Yes, I have had that conversation with people before. That's one of the reasons why no, I do not believe clients know what their rigor requirements are.
That's why we have requirements gathering as a phase of software development.
no subject
In that situation, I do a backup of the table before I start! I also verify that I have a good copy before I start. If I have the space, I like two copies of the data I am going to modify. Then, if I have the time, I do a full verification of the changed data. If there is time to do a restore from backup, there is time to satisfy my verification needs.
We are talking at cross purposes. The client knows how important it is to get things right, and in what pass and timeframe. We need to determine what we need in order to meet that requirement. That is our job. If we have a potential need for a restore from backup, we need to ensure that the backup is sound.
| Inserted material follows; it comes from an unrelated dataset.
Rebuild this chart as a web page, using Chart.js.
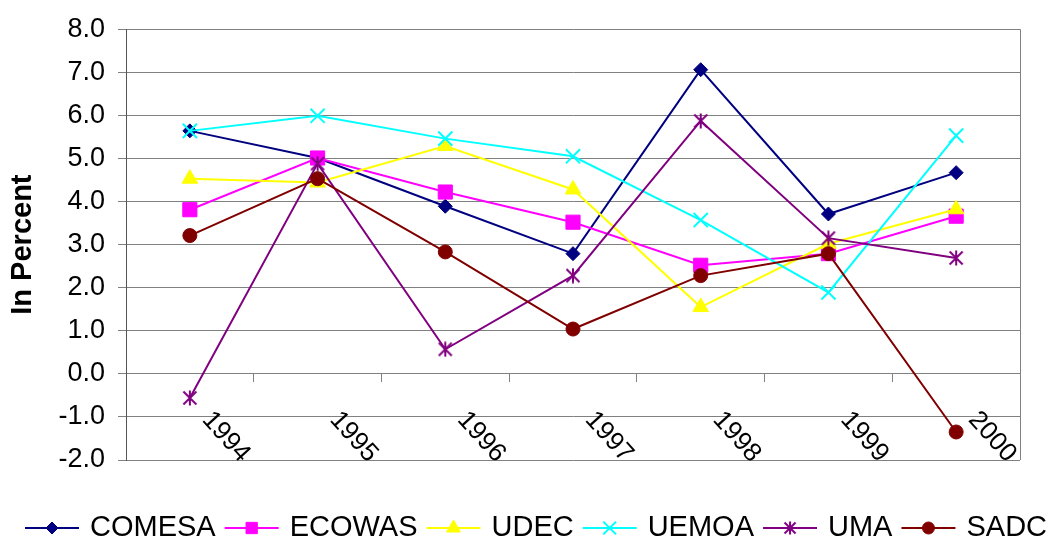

That is the extrinsic information that we need to infer from our requirements gathering phase. That is the language translation I was thinking about. Changing things from customer vocabulary to CS vocabulary. Once we have a common language, the customer knows what his needs are.
no subject
But the domain of possible problems like that is enormous. That sort of cherrypicking isn't possible except in hindsight.
I operate under the belief the client knows their business operations and knows the outcome they want. Everything else — everything else — must be determined independently rather than taken on faith. Outside of their business operations and their desired outcome, I have to assume the client is dead wrong about at least one thing that will bite me in the ass — and it's my job to find that thing before it has the opportunity to do so.
That means I can't take the client at their word about rigor.
no subject
What you are saying is that the client knows how critical the operation is. That translates to rigor. The more important to the business, the greater the rigor required. I think we are saying the same thing.
My first law states, If you plan for a contingency, it will never happen. There is a corollary... At some point, it comes down to judgment. When have you searched far enough afield for the biter?
no subject
In my example with the botched SQL update, the client knew the job had to be done — the client didn't believe the operation was critical. It was a routine operation that had a low chance of exploding. The client didn't understand the risks they were facing and didn't understand the consequences of those risks coming to pass (mostly, "we run around and scream wildly"). They were willing to pay a low rate for a couple of hours of work because they were satisfied the job didn't warrant more than that.
As you say, "I check everything under my control." It's a great policy and I agree with it. I just emphatically disagree that "experience/training makes those kinds of checks incidental." Experience and training can reduce the amount of time necessary to spend on this overhead while still maintaining your level of professional diligence, but except for trivially small projects I don't see how that overhead can ever be minimized to the level where it can be called incidental.
I share in the spirit of your first law. It's not my first law, but it's pretty high on the list. I usually phrase it as "no crisis ever came from a controlled failure." Software failure is not necessarily a bad thing. There was a plane crash a while ago in South America where a Boeing autopilot scaled back the engines on landing when the altimeter reading dropped abruptly from 2000ft above ground level to -8 feet AGL. If the autopilot software had assumed the altimeter was capable of being batshit insane from time to time and reacted appropriately, the disaster would probably have been avoided. The altimeter's failure was not the source of the crisis; that was the autopilot's inability to control the failure.